Preservation Options:

  1. Close the structure and divert traffic: This structure currently carries light traffic adequately. The detour length is approximately 5.4 miles. This option is not judged to be appropriate.
  2. Continue use of bridge for light traffic: This structure can safely support vehicle weights up to 16,000 pounds. A floor replacement would be required to safely support heavier vehicles which is considered within the response to Option D, not B. Since this structure may be subjected to occasional use by heavier vehicles, adoption of this option as a permanent solution to the preservation needs of this bridge may be inappropriate. However, selection of this option may be acceptable for the short-term, assuming preparations are undertaken to provide for heavier vehicles in the longer term, through any of the following options. Further, a weight restriction should be installed and measures should be implemented to enforce the load posting. Improvements and repairs are estimated to cost about $40,000 for this option.
  3. Close structure and construct an adjacent bypass: If a structure capacity in excess of 16,000 pounds is required, and if unrestricted clearance is important, then a permanent bypass structure may be possible at the site. An estimate of total construction cost for a two-lane structure is approximately $200,000. However, stabilization of the existing structure will also be required to avoid failure from loads imposed by the self-weight of the structure and snow loading. An estimate of appropriate stabilization is $25,000. Additional right-of-way costs may range from a few thousand dollars, to much more, depending on the particulars at this site. We have assumed a ROW allowance of $5,000. Therefore, the total cost of this option is estimated to be $230,000. Although this option is feasible, it appears to be less desirable than Option D.
  4. Rehabilitate structure for moderate traffic: Rehabilitation of this structure to support loads in excess of 16,000 pounds would require a complete floor replacement. Our limited analytical investigation indicates that the trusses may be capable of supporting vehicle weights of up to 40,000 pounds. An estimate of cost for floor replacement is $40,000. Therefore, the total cost for this option is $80,000 (Option B cost + deck replacement). This option appears to be appropriate.
  5. Relocate the structure to a preservation site and build a new structure at the existing site: Since a bypass bridge may be possible, if required, this option is unnecessary.

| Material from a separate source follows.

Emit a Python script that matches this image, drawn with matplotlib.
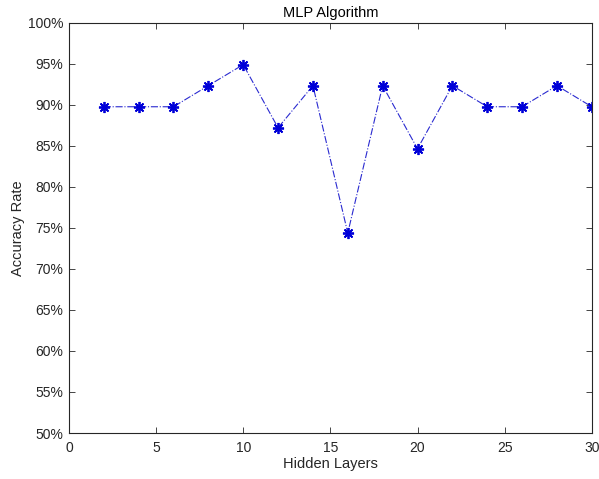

Having considered the traffic needs at this site, condition of the structure, and merits of the various preservation options, we have identified Option D as the most apparent appropriate long-term course of action to provide for preservation of this covered bridge for the future. That is, rehabilitate the structure (including floor replacement) for use by vehicles subject to weight restrictions of 40,000 pounds. Oversize and heavier vehicles must be directed to alternate routes.

In addition to floor replacement, we recommend the following repair measures to improve current conditions and to support the commitment for long-term preservation:

  • Bottom chord repairs
  • Lattice repairs
  • Treenail replacement
  • Floor beam repairs
  • Provide guide rail on each approach for compliance with VAOT standards
  • Install new signs to replace missing or damaged signs indicating "One Lane Bridge", vehicle weight limits, no trucks, advance warning for curve, and vertical clearance in accordance with VAOT standards and the Manual of Uniform Traffic Control Devices (MUTCD)

If the community is willing to adhere to, and enforce, a weight restriction of 16,000 pounds, then Option B can be adopted as a shorter-term course of action for preservation of this covered bridge. Preparations should be undertaken to safely support heavier vehicles via replacement of the floor or construction of a bypass structure as a longer-term preservation plan.

The estimate of construction costs for repairs noted herein is $40,000. The estimate of cost for floor replacement is $40,000.